The $500mn round was led by Institutional Venture Partners. Previous investors have included SoftBank’s Vision Fund 2, Nvidia and Amazon founder Jeff Bezos, as well as several prominent names from the AI industry such as OpenAI co-founder Andrej Karpathy and Meta’s chief AI scientist Yann LeCun.
The San Francisco-based group has grown rapidly this year, with its product receiving hundreds of millions of queries a month. It has 15mn monthly active users with most of that traffic coming from the US.
It is seeking to capitalise and improve on the search advertising system pioneered by Google, in which marketers bid to have a sponsored link placed against search queries. It is in talks with major brands to pilot advertising on its platform.
In a sign of growing competition in the space, AI companies have recently targeted the search market by linking up chatbots to the internet. This week, OpenAI rolled out web searching for its popular ChatGPT product, while Anthropic’s Claude can perform searches through a feature called “computer use”.
Google and Microsoft, which are leaders in the $300bn digital advertising world, have also recently incorporated large language models, which power AI chatbots and make results more conversational, into their search offerings.
The latest round has pushed Perplexity’s valuation higher by nine-fold since the start of the year, in another sign of how hot start-ups developing new AI tools can draw in hundreds of millions or even billions of dollars in investment.

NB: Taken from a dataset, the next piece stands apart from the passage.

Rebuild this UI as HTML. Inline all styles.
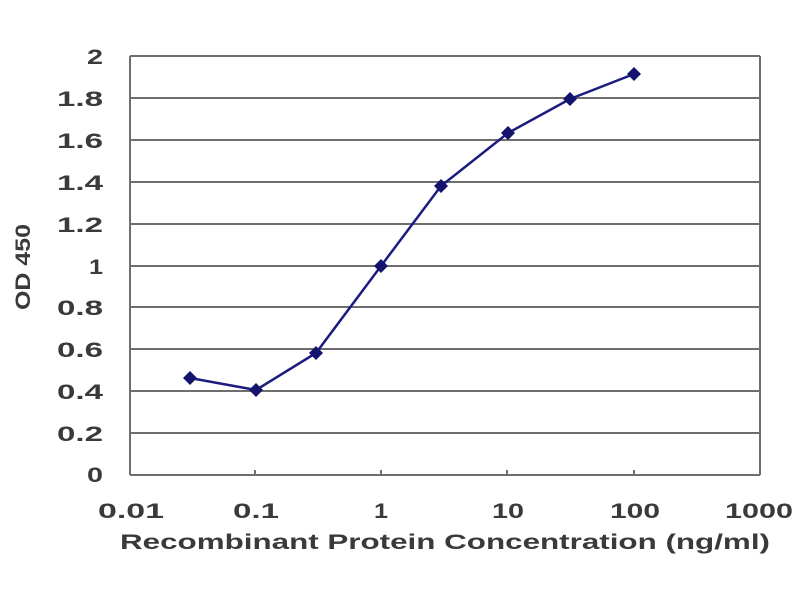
<!DOCTYPE html>
<html><head><style>body{margin:0;background:#fff}svg{display:block}</style></head><body>
<svg width="800" height="600" xmlns="http://www.w3.org/2000/svg" font-family="Liberation Sans, sans-serif">
<g stroke="#6e6e6e" stroke-width="2">
<line x1="130" y1="56" x2="760" y2="56"/>
<line x1="130" y1="98" x2="760" y2="98"/>
<line x1="130" y1="140" x2="760" y2="140"/>
<line x1="130" y1="182" x2="760" y2="182"/>
<line x1="130" y1="224" x2="760" y2="224"/>
<line x1="130" y1="266" x2="760" y2="266"/>
<line x1="130" y1="307" x2="760" y2="307"/>
<line x1="130" y1="349" x2="760" y2="349"/>
<line x1="130" y1="391" x2="760" y2="391"/>
<line x1="130" y1="433" x2="760" y2="433"/>
<line x1="130" y1="475" x2="760" y2="475"/>
<line x1="130" y1="56" x2="130" y2="475"/>
<line x1="760" y1="56" x2="760" y2="475"/>
<line x1="255" y1="475" x2="255" y2="470"/><line x1="381" y1="475" x2="381" y2="470"/><line x1="507" y1="475" x2="507" y2="470"/><line x1="634" y1="475" x2="634" y2="470"/>
</g>
<g fill="#3a3a3a" font-size="21" font-weight="bold" text-anchor="end">
<text x="103" y="64" textLength="16" lengthAdjust="spacingAndGlyphs">2</text><text x="103" y="106" textLength="46" lengthAdjust="spacingAndGlyphs">1.8</text><text x="103" y="148" textLength="46" lengthAdjust="spacingAndGlyphs">1.6</text><text x="103" y="190" textLength="46" lengthAdjust="spacingAndGlyphs">1.4</text><text x="103" y="232" textLength="46" lengthAdjust="spacingAndGlyphs">1.2</text><text x="103" y="274" textLength="14" lengthAdjust="spacingAndGlyphs">1</text><text x="103" y="315" textLength="46" lengthAdjust="spacingAndGlyphs">0.8</text><text x="103" y="357" textLength="46" lengthAdjust="spacingAndGlyphs">0.6</text><text x="103" y="399" textLength="46" lengthAdjust="spacingAndGlyphs">0.4</text><text x="103" y="441" textLength="46" lengthAdjust="spacingAndGlyphs">0.2</text><text x="103" y="482" textLength="16" lengthAdjust="spacingAndGlyphs">0</text>
</g>
<g fill="#3a3a3a" font-size="21" font-weight="bold">
<text x="98" y="518" textLength="66" lengthAdjust="spacingAndGlyphs">0.01</text>
<text x="233" y="518" textLength="46" lengthAdjust="spacingAndGlyphs">0.1</text>
<text x="374" y="518" textLength="14" lengthAdjust="spacingAndGlyphs">1</text>
<text x="492" y="518" textLength="32" lengthAdjust="spacingAndGlyphs">10</text>
<text x="610" y="518" textLength="50" lengthAdjust="spacingAndGlyphs">100</text>
<text x="725" y="518" textLength="68" lengthAdjust="spacingAndGlyphs">1000</text>
<text x="120" y="549" textLength="650" lengthAdjust="spacingAndGlyphs">Recombinant Protein Concentration (ng/ml)</text>
<text transform="translate(30,310) rotate(-90)" textLength="86" lengthAdjust="spacingAndGlyphs">OD 450</text>
</g>
<polyline fill="none" stroke="#1c1c80" stroke-width="2.5" points="190,378 256,390 316,353 381,266 441,186 508,133 570,99 634,74"/>
<g fill="#14146e">
<path d="M190,371l7,7-7,7-7-7z"/><path d="M256,383l7,7-7,7-7-7z"/><path d="M316,346l7,7-7,7-7-7z"/><path d="M381,259l7,7-7,7-7-7z"/><path d="M441,179l7,7-7,7-7-7z"/><path d="M508,126l7,7-7,7-7-7z"/><path d="M570,92l7,7-7,7-7-7z"/><path d="M634,67l7,7-7,7-7-7z"/>
</g>
</svg>
</body></html>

After OpenAI’s $6.6bn fundraising in October — one of the largest in Silicon Valley — one person close to the company said Perplexity was inundated with unsolicited interest from new investors.
Run by former Google intern Aravind Srinivas, Perplexity raised $250mn this summer, on top of previous funding rounds in January and April.
Perplexity makes money through subscriptions. It says its annualised revenues — a projection of full-year revenues based on extrapolating the most recent month’s sales — have grown from $5mn in January to $35mn in August.
The spate of deals for lossmaking AI start-ups has stoked concern among some investors that rising valuations in the sector show all the hallmarks of a bubble, however. But even those who argue most AI valuations are increasingly detached from reality are willing to stake bets on companies they believe could be winners.
The closing of the round was first reported by Bloomberg.